Une petite tape amicale sur la fesse gauche histoire de lui signaler ma présence, puis nous faisons la descente côte à côte jusqu'à l'embranchement vers Roquefort. Là sur cette route sinueuse, je préfère être seul en tête pour pouvoir mieux négocier ces virages aveugles. Faut dire que je la connais par coeur cette route, elle fait partie de mon "circuit étalon" que je fais 20 fois par an!!! Du coup, je peux entamer la remontée vers La Bédoule avec quelques mètres d'avance, comme la semaine dernière
Le groupe se reforme vite mais on sent que tout le monde a les jambes dures, car personne n'ose vraiment attaquer. Le revers de la Gineste fait peur. A l'amorce de la descente sur Cassis, je me positionne à nouveau en tête. Sans trop réfléchir, car maintenant que j'ai Ch'tophe dans la roue, ce n'est pas forcément une bonne tactique. Mais j'ai les jambes qui crient tellement fort que je n'entends plus mon cerveau
. Un petit merci au passage au cycliste non engagé sur la course qui m'a pris les relais sur la portion rectiligne entre la garde de Cassis et le pied de la Gineste.
Nous y voilà, le juge de paix : le revers de la Gineste. Si Ch'tophe me distance, il gagne. Si je l'accroche, ça se finira au sprint... ou main dans la main. On n'imagine pas d'autre issue. Dès le pied du col, Ch'tophe semble plus facile. Mètre par mètre, il creuse un écart. Incapable de me mettre en danseuse, je mouline et essaie de limiter les dégats. Sur le final, j'envoie du braquet pour récupérer quelques coureurs, qui me ramenent sur Ch'tophe à Carpiagne. Un petit vent s'est levé, du coup le reste de l'ascension se fait groupé, personne n'osant affronter le vent, excepté un triathlète puissant mais téméraire qui reviendra vite dans les roues.

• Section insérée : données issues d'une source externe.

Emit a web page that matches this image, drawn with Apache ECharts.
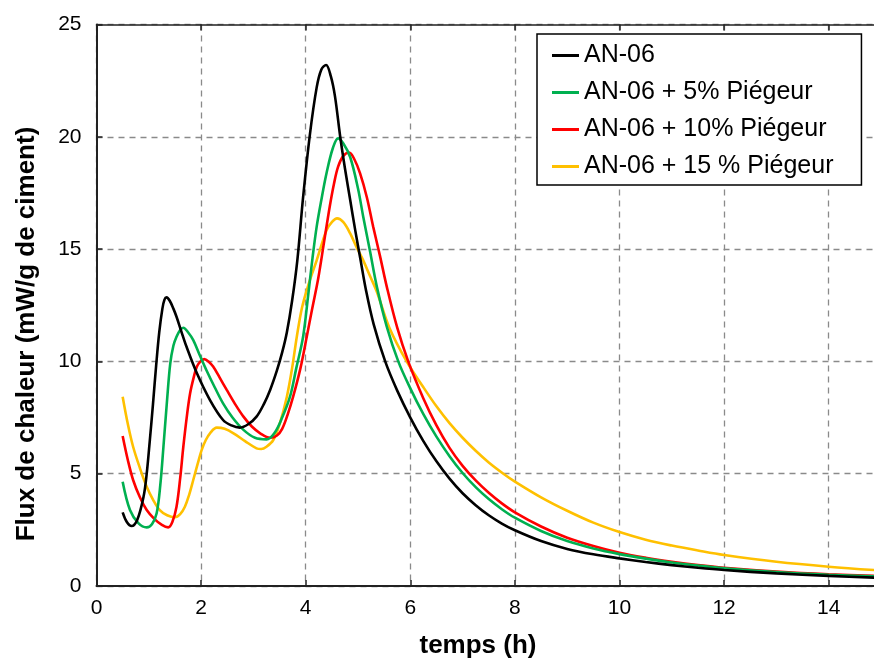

Sommet de la Gineste, terminus, tout le monde descend!!! Certains mieux que d'autres
En fait, c'est sur cet improbable terrain, la descente, que Ch'tophe va céder. Bien qu'ayant basculé avec quelques mètres de retard, en prenant les virages serrés à vitesse plus élevée que la plupart des autres gars, je rejoins la tête du groupe alors qu'une petite cassure s'est formée. Irrémédiablement. Quand je me retourne à Vaufrèges, il n'y a plus personne derrière moi. On dirait que la "course du VCM" est jouée
Le final est classique... tous groupés dans le faux plat, entrée dans la fac de Luminy, à 200m de l'arrivée un gars accélère (il finira juste derrière moi), le triathlète aux cuisses de pilier le contre, j'essaie de prendre sa roue mais j'ai les cuisses et les mollets en feu... je m'incline et ne finirai que second de ce peloton.

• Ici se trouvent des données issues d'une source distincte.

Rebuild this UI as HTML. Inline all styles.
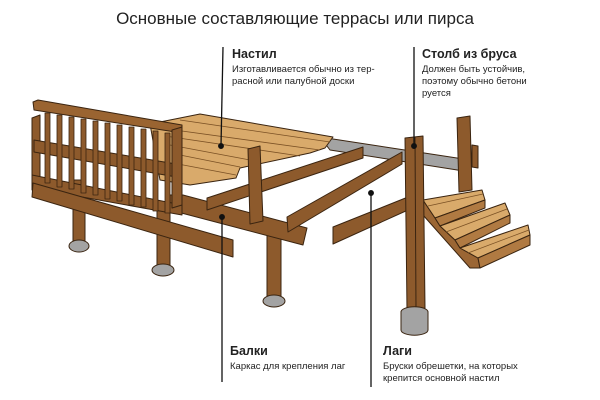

Quand je passe la ligne, le chrono indique un temps inespéré de 2h48 et des brouettes... moi qui tablais sur un 3h10, c'est assez inespéré. Ch'tophe est juste derrière, et me félicite sportivement. Je peux le remercier aussi... sans l'émulation entre nous, lui le chassé, moi le chasseur, et inversement dans le revers, nous aurions dans aucun doute mis 10 ou 15 minutes de plus!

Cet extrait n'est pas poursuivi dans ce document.